Directions for this task
Copy the data precisely, character for character, and leave out every picture.

--------

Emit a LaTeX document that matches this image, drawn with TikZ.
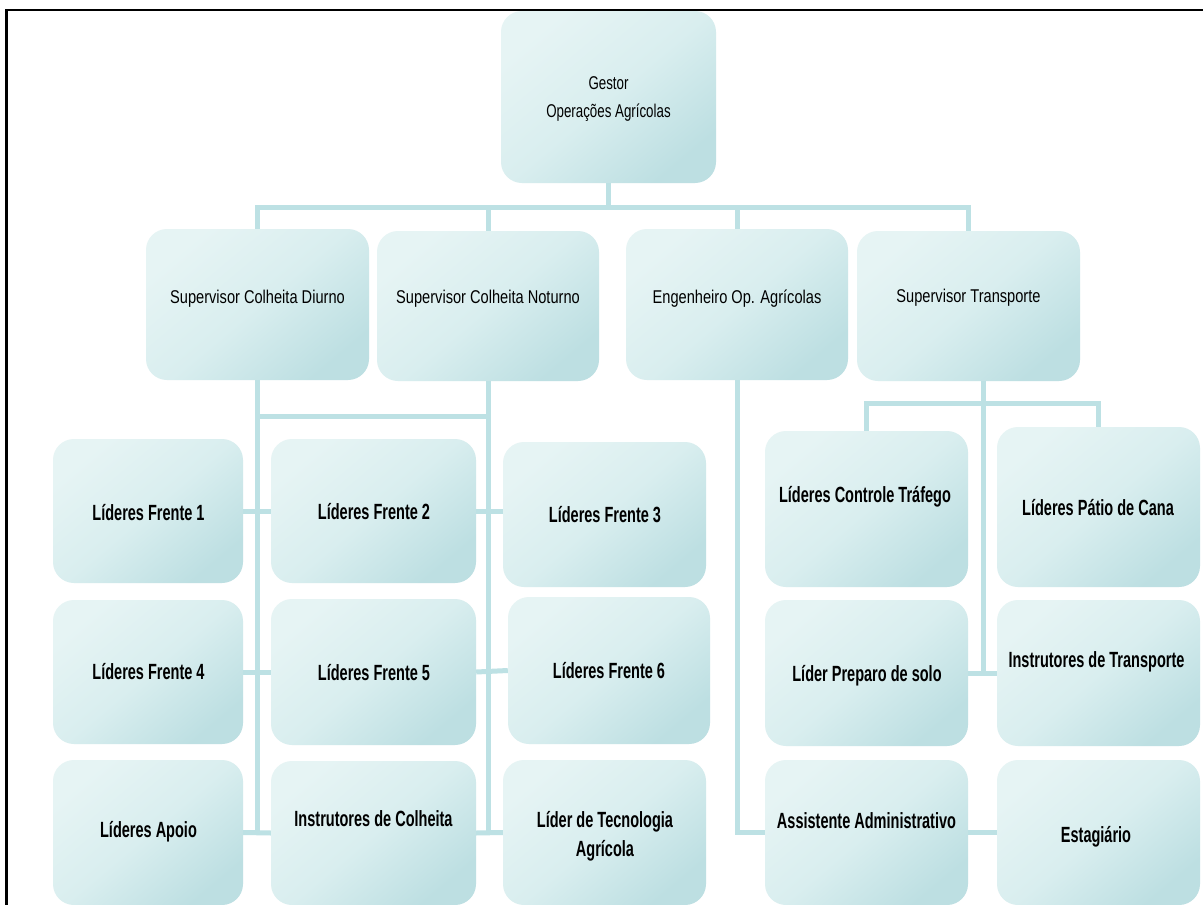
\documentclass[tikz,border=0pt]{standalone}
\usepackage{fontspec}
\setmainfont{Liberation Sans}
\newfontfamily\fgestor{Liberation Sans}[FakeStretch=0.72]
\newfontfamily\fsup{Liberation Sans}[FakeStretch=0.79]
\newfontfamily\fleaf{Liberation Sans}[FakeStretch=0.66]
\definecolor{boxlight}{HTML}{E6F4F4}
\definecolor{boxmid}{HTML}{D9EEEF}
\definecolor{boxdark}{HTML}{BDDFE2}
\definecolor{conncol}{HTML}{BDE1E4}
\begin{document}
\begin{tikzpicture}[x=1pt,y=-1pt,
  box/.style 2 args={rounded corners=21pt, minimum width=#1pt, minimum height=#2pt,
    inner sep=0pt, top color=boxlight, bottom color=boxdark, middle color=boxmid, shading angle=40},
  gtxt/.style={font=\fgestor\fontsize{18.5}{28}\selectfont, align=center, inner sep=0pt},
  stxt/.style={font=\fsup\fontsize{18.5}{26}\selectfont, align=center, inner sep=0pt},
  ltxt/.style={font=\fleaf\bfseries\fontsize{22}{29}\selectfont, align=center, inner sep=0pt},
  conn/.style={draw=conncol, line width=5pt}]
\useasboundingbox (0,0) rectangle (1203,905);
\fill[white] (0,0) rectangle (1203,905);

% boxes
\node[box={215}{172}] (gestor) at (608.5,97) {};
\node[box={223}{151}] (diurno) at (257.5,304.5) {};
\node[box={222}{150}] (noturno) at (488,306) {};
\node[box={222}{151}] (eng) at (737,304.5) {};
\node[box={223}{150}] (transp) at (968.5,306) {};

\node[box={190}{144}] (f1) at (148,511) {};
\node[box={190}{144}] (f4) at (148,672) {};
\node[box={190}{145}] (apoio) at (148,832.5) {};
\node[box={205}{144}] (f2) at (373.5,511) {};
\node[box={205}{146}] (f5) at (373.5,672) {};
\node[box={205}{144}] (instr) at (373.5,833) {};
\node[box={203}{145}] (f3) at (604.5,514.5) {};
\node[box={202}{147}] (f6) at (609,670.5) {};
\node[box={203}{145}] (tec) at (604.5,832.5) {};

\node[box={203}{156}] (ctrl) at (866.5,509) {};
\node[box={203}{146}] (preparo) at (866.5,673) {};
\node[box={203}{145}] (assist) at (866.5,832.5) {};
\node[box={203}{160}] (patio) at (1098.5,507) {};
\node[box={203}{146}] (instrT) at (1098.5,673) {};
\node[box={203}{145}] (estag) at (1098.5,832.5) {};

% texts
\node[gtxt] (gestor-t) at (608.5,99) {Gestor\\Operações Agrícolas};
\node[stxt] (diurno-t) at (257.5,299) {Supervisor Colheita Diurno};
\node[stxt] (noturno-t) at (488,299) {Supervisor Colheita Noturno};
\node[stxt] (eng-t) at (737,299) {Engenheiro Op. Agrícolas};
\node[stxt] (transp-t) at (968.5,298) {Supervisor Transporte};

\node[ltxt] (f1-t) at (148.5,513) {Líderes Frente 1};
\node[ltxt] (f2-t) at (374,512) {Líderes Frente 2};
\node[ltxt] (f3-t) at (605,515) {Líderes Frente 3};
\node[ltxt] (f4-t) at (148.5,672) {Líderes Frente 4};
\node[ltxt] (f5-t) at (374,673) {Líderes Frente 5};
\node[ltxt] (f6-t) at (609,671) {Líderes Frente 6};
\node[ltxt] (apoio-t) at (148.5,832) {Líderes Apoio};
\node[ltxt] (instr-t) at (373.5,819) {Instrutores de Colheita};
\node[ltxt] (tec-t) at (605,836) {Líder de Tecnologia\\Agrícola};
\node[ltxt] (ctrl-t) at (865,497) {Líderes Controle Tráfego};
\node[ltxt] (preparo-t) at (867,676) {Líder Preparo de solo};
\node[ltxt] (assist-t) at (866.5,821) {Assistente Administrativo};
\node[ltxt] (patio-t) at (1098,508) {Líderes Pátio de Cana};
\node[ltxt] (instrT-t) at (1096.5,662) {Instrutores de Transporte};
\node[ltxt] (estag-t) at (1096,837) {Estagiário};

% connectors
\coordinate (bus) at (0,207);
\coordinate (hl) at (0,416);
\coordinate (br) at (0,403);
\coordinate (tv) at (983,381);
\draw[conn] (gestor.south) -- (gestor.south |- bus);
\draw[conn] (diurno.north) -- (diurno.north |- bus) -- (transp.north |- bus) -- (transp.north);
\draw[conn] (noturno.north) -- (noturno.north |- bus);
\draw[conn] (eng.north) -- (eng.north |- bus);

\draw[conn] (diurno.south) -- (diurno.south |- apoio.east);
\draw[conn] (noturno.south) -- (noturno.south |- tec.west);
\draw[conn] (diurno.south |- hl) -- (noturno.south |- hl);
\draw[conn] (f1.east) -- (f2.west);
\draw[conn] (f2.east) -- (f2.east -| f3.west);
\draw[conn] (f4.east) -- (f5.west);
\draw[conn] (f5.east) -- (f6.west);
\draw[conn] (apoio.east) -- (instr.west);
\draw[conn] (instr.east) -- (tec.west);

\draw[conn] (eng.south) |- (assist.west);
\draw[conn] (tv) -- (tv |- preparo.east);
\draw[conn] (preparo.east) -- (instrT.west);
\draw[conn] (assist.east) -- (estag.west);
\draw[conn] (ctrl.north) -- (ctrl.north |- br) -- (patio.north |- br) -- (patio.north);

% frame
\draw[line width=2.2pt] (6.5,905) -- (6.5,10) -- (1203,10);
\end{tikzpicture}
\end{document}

--------

Full answer
Emit a LaTeX document that matches this image, drawn with TikZ.
\documentclass[tikz,border=0pt]{standalone}
\usepackage{fontspec}
\setmainfont{Liberation Sans}
\newfontfamily\fgestor{Liberation Sans}[FakeStretch=0.72]
\newfontfamily\fsup{Liberation Sans}[FakeStretch=0.79]
\newfontfamily\fleaf{Liberation Sans}[FakeStretch=0.66]
\definecolor{boxlight}{HTML}{E6F4F4}
\definecolor{boxmid}{HTML}{D9EEEF}
\definecolor{boxdark}{HTML}{BDDFE2}
\definecolor{conncol}{HTML}{BDE1E4}
\begin{document}
\begin{tikzpicture}[x=1pt,y=-1pt,
  box/.style 2 args={rounded corners=21pt, minimum width=#1pt, minimum height=#2pt,
    inner sep=0pt, top color=boxlight, bottom color=boxdark, middle color=boxmid, shading angle=40},
  gtxt/.style={font=\fgestor\fontsize{18.5}{28}\selectfont, align=center, inner sep=0pt},
  stxt/.style={font=\fsup\fontsize{18.5}{26}\selectfont, align=center, inner sep=0pt},
  ltxt/.style={font=\fleaf\bfseries\fontsize{22}{29}\selectfont, align=center, inner sep=0pt},
  conn/.style={draw=conncol, line width=5pt}]
\useasboundingbox (0,0) rectangle (1203,905);
\fill[white] (0,0) rectangle (1203,905);

% boxes
\node[box={215}{172}] (gestor) at (608.5,97) {};
\node[box={223}{151}] (diurno) at (257.5,304.5) {};
\node[box={222}{150}] (noturno) at (488,306) {};
\node[box={222}{151}] (eng) at (737,304.5) {};
\node[box={223}{150}] (transp) at (968.5,306) {};

\node[box={190}{144}] (f1) at (148,511) {};
\node[box={190}{144}] (f4) at (148,672) {};
\node[box={190}{145}] (apoio) at (148,832.5) {};
\node[box={205}{144}] (f2) at (373.5,511) {};
\node[box={205}{146}] (f5) at (373.5,672) {};
\node[box={205}{144}] (instr) at (373.5,833) {};
\node[box={203}{145}] (f3) at (604.5,514.5) {};
\node[box={202}{147}] (f6) at (609,670.5) {};
\node[box={203}{145}] (tec) at (604.5,832.5) {};

\node[box={203}{156}] (ctrl) at (866.5,509) {};
\node[box={203}{146}] (preparo) at (866.5,673) {};
\node[box={203}{145}] (assist) at (866.5,832.5) {};
\node[box={203}{160}] (patio) at (1098.5,507) {};
\node[box={203}{146}] (instrT) at (1098.5,673) {};
\node[box={203}{145}] (estag) at (1098.5,832.5) {};

% texts
\node[gtxt] (gestor-t) at (608.5,99) {Gestor\\Operações Agrícolas};
\node[stxt] (diurno-t) at (257.5,299) {Supervisor Colheita Diurno};
\node[stxt] (noturno-t) at (488,299) {Supervisor Colheita Noturno};
\node[stxt] (eng-t) at (737,299) {Engenheiro Op. Agrícolas};
\node[stxt] (transp-t) at (968.5,298) {Supervisor Transporte};

\node[ltxt] (f1-t) at (148.5,513) {Líderes Frente 1};
\node[ltxt] (f2-t) at (374,512) {Líderes Frente 2};
\node[ltxt] (f3-t) at (605,515) {Líderes Frente 3};
\node[ltxt] (f4-t) at (148.5,672) {Líderes Frente 4};
\node[ltxt] (f5-t) at (374,673) {Líderes Frente 5};
\node[ltxt] (f6-t) at (609,671) {Líderes Frente 6};
\node[ltxt] (apoio-t) at (148.5,832) {Líderes Apoio};
\node[ltxt] (instr-t) at (373.5,819) {Instrutores de Colheita};
\node[ltxt] (tec-t) at (605,836) {Líder de Tecnologia\\Agrícola};
\node[ltxt] (ctrl-t) at (865,497) {Líderes Controle Tráfego};
\node[ltxt] (preparo-t) at (867,676) {Líder Preparo de solo};
\node[ltxt] (assist-t) at (866.5,821) {Assistente Administrativo};
\node[ltxt] (patio-t) at (1098,508) {Líderes Pátio de Cana};
\node[ltxt] (instrT-t) at (1096.5,662) {Instrutores de Transporte};
\node[ltxt] (estag-t) at (1096,837) {Estagiário};

% connectors
\coordinate (bus) at (0,207);
\coordinate (hl) at (0,416);
\coordinate (br) at (0,403);
\coordinate (tv) at (983,381);
\draw[conn] (gestor.south) -- (gestor.south |- bus);
\draw[conn] (diurno.north) -- (diurno.north |- bus) -- (transp.north |- bus) -- (transp.north);
\draw[conn] (noturno.north) -- (noturno.north |- bus);
\draw[conn] (eng.north) -- (eng.north |- bus);

\draw[conn] (diurno.south) -- (diurno.south |- apoio.east);
\draw[conn] (noturno.south) -- (noturno.south |- tec.west);
\draw[conn] (diurno.south |- hl) -- (noturno.south |- hl);
\draw[conn] (f1.east) -- (f2.west);
\draw[conn] (f2.east) -- (f2.east -| f3.west);
\draw[conn] (f4.east) -- (f5.west);
\draw[conn] (f5.east) -- (f6.west);
\draw[conn] (apoio.east) -- (instr.west);
\draw[conn] (instr.east) -- (tec.west);

\draw[conn] (eng.south) |- (assist.west);
\draw[conn] (tv) -- (tv |- preparo.east);
\draw[conn] (preparo.east) -- (instrT.west);
\draw[conn] (assist.east) -- (estag.west);
\draw[conn] (ctrl.north) -- (ctrl.north |- br) -- (patio.north |- br) -- (patio.north);

% frame
\draw[line width=2.2pt] (6.5,905) -- (6.5,10) -- (1203,10);
\end{tikzpicture}
\end{document}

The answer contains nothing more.